Le Newseum propose aussi un “centre d’éthique”. C’est un endroit de divertissement. On peut jouer au journaliste aux prises avec des problèmes déontologiques. Le visiteur doit répondre à des questions posées sur l’écran. Il faut aller vite, sauf à voir tomber la sanction : “You’re scooped !” Encore un scoop raté. Un confrère vous a grillé. Quelques exemples. “Un hold-up a été commis. La rédaction veut vous envoyer sur les lieux. Or votre baby-sitter figure dans les suspects. Vous en avertissez votre chef ?” Réponse : oui, cela vaut mieux. C’est un cas typique de conflit d’intérêts. Autre exemple : “Une star de rock annule un concert à cause d’un mal de gorge. Vous apprenez que la vraie raison est qu’il avait trop bu. Son agent vous supplie de ne pas nuire à sa réputation. Que faites-vous ?” Si vous décidez de ne pas publier, vous avez tort. “Le public s’attend à ce que vous disiez la vérité.”

Passons à M. le Maire. Un indiscret l’a filmé avec son téléphone portable alors qu’il chantait une chanson idiote. C’était dans une soirée privée.

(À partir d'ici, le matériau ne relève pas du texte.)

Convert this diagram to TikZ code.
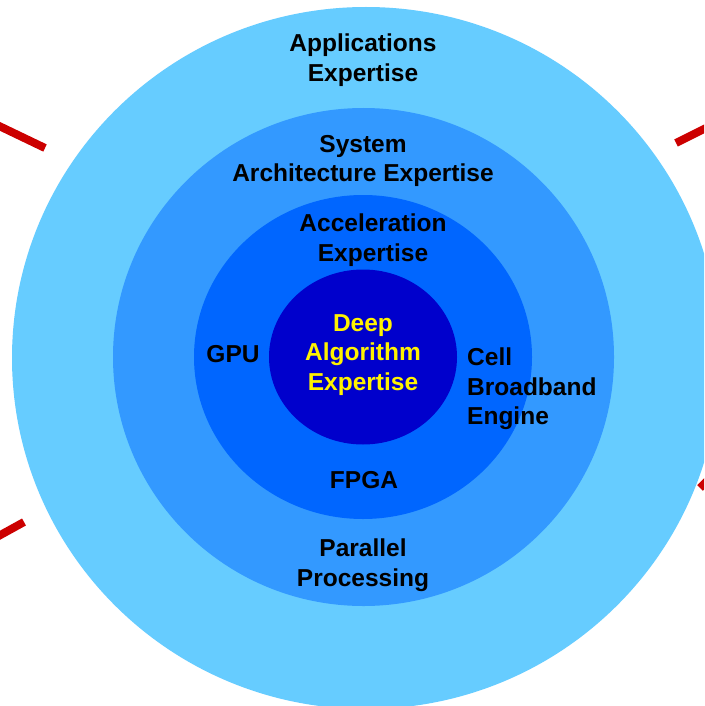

Peu importe, vous pouvez diffuser sans états d’âme : “Le maire est toujours une personne publique.” En revanche, si les enfants du commissaire de police affirment que leur papa dit souvent qu’il aimerait bien que les journalistes aillent au diable, pas question de publier. “Les enfants ne peuvent pas être tenus pour comptables de leurs propos.”

Mais si un acteur célèbre monte dans sa limousine et allume une cigarette alors qu’il vient de tourner une publicité antitabac, alors là, soyez ferme. “Il est une figure publique dans un endroit public.” Pas de pitié. Il ne faut pas confondre l’éthique et l’humain.